By Gwen Manickam
SHAH ALAM — To celebrate World Family Day, the Family Life Ministry of the Church of the Divine Mercy (CDM) arranged an online session with Martin Jalleh titled Family, Faith, Friendship and Fortitude in the Face of the Pandemic.
In the two-hour session, Jalleh defined family as the immediate family, the church and its parishioners, the human family, and the family during the current pandemic.
Some secular definitions of the family include: Family is humanity’s oldest and most natural institution; it is a miniature version of life itself and Family is the first and most vital cell of society.
During Pope St John Paul II’s 27-year reign over the Catholic Church, he always talked about family. He felt society was crumbling because the family institution was crumbling.
St John Paul II called the family the primary educational community and the means for humanising society. St John Paul II said, “The family becomes not only the basic cell of society but also of the Church herself, as testified by the (Church’s) Fathers when they gave it the significant title of ‘domestic church’.
Jalleh explained that in the words of St John Paul II, loving one’s family means identifying the dangers and evils that menace it, and overcoming them. It also means appreciating one’s family values and capabilities and fostering them, and thirdly, endeavouring to create a favourable environment for its development.
It seems that BECs are not working because the smaller units (individual families) themselves are self-absorbed and or broken, so they cannot see the bigger picture and the importance of that community relationship.
Pope Francis mirrors St John Paul II in saying that the family is the foundation of society. He said, “It is worthwhile to live as a family, so that a society grows strong, grows in goodness, grows in beauty and truly grows if it is built on the foundation of the family.”
This pandemic has caused a detrimental, disruptive, and devastating impact on families across the world. Pope Francis, in his message last Easter, said that while he understands and is at one with all those facing adversities at this time — the homeless, the unemployed, the sick and dying, struggling parents — he hoped families may use this time to discover new expressions of love and affection in the family.
Jalleh then shared a Comcast Newsmaker video which discussed the additional roles parents/ families have had to take on since the onset of this pandemic. Parents are stressed and stretched. Roles that were previously taken care of by people in other fields for children, like coaches, doctors, psychiatrists, nurses, and teachers, now rest on the shoulders of parents and / or guardians. It is recommended that families have access to mental health support in their communities.
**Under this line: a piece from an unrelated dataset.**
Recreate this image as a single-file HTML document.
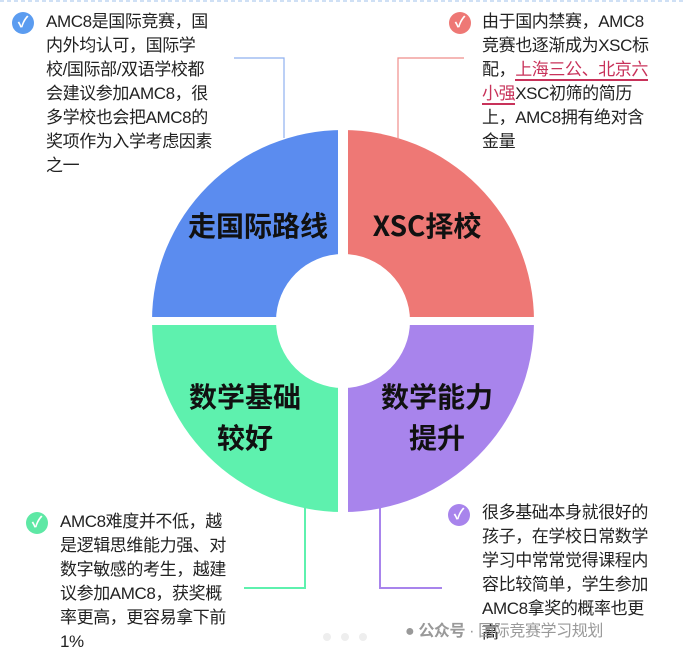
<!DOCTYPE html>
<html><head><meta charset="utf-8"><style>
body{margin:0;width:683px;height:658px;overflow:hidden;background:#fff;position:relative;font-family:"Liberation Sans","Noto Sans CJK SC",sans-serif;}
.t{position:absolute;font-size:17px;line-height:24px;color:#222;white-space:nowrap;letter-spacing:-0.4px}
.ic{position:absolute;width:22px;height:22px;border-radius:50%;color:#fff;font-size:15px;line-height:22px;text-align:center;font-weight:bold}
.lab{font-family:"Noto Sans CJK SC",sans-serif;font-weight:bold;font-size:28px;fill:#111}
</style></head><body>
<svg width="683" height="658" style="position:absolute;left:0;top:0">
<line x1="0" y1="1" x2="683" y2="1" stroke="#cfe0f5" stroke-width="2" stroke-dasharray="4,3"/>
<path d="M343 321 L152 321 A191 191 0 0 1 343 130 Z" fill="#5b8cef"/>
<path d="M343 321 L343 130 A191 191 0 0 1 534 321 Z" fill="#ee7875"/>
<path d="M343 321 L152 321 A191 191 0 0 0 343 512 Z" fill="#5ef1ae"/>
<path d="M343 321 L534 321 A191 191 0 0 1 343 512 Z" fill="#a884ec"/>
<rect x="338" y="120" width="10" height="400" fill="#fff"/>
<rect x="140" y="317" width="410" height="8" fill="#fff"/>
<circle cx="343" cy="321" r="67" fill="#fff"/>
<polyline points="234,58 284,58 284,138" fill="none" stroke="#8fb0ef" stroke-width="1.2"/>
<polyline points="464,58 398,58 398,140" fill="none" stroke="#ef8e8b" stroke-width="1.2"/>
<polyline points="305,508 305,588 244,588" fill="none" stroke="#5ef1ae" stroke-width="2"/>
<polyline points="380,508 380,588 442,588" fill="none" stroke="#a884ec" stroke-width="2"/>
<text class="lab" x="258" y="236" text-anchor="middle">走国际路线</text>
<text class="lab" x="427" y="236" text-anchor="middle">XSC择校</text>
<text class="lab" x="245" y="407" text-anchor="middle">数学基础</text>
<text class="lab" x="245" y="448" text-anchor="middle">较好</text>
<text class="lab" x="437" y="407" text-anchor="middle">数学能力</text>
<text class="lab" x="437" y="448" text-anchor="middle">提升</text>
<circle cx="327" cy="637" r="4" fill="#eee"/><circle cx="345" cy="637" r="4" fill="#eee"/><circle cx="363" cy="637" r="4" fill="#eee"/>
</svg>
<div class="ic" style="left:12px;top:12px;background:#5b9cf0">✓</div>
<div class="t" style="left:46px;top:10px">AMC8是国际竞赛，国<br>内外均认可，国际学<br>校/国际部/双语学校都<br>会建议参加AMC8，很<br>多学校也会把AMC8的<br>奖项作为入学考虑因素<br>之一</div>
<div class="ic" style="left:449px;top:12px;background:#ee7875">✓</div>
<div class="t" style="left:482px;top:10px">由于国内禁赛，AMC8<br>竞赛也逐渐成为XSC标<br>配，<span style="color:#c8325a;border-bottom:2px solid #c8325a">上海三公、北京六</span><br><span style="color:#c8325a;border-bottom:2px solid #c8325a">小强</span>XSC初筛的简历<br>上，AMC8拥有绝对含<br>金量</div>
<div class="ic" style="left:26px;top:512px;background:#5ee8a5">✓</div>
<div class="t" style="left:60px;top:510px">AMC8难度并不低，越<br>是逻辑思维能力强、对<br>数字敏感的考生，越建<br>议参加AMC8，获奖概<br>率更高，更容易拿下前<br>1%</div>
<div class="ic" style="left:448px;top:504px;background:#a884ec">✓</div>
<div class="t" style="left:482px;top:501px">很多基础本身就很好的<br>孩子，在学校日常数学<br>学习中常常觉得课程内<br>容比较简单，学生参加<br>AMC8拿奖的概率也更<br>高</div>
<div class="t" style="left:405px;top:620px;color:#999;font-size:16px">● <b>公众号</b> · 国际竞赛学习规划</div>
</body></html>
The parish also had several families record snippets of their lives during these trying times.
Summing up, Jalleh said this pandemic had also made people see the importance of mental health and helped reduce the stigma of needing help to cope with issues.
The pandemic made us realise that the Church is the family, and the family is the Church. Just as the Catechism of the Catholic Church (No 1666) states — the family home is rightly called the ‘domestic church’, a community of grace and prayer, a school of human virtues and of Christian charity, Pope Francis too affirms that the pandemic highlighted the central role of the family as the domestic Church.
To build a resilient family during this darkness, Jalleh proposed seven points: compassion, choice, creativity, communication, cooperation, commitment and Christ-centredness.
Amidst Coronavirus rattling the world, technology helps keep us connected. We have not slowed down and we remain connected with WiFi. It has made us realise that “each and every member of our families can be God’s radiant light, shining and giving hope in the darkness.”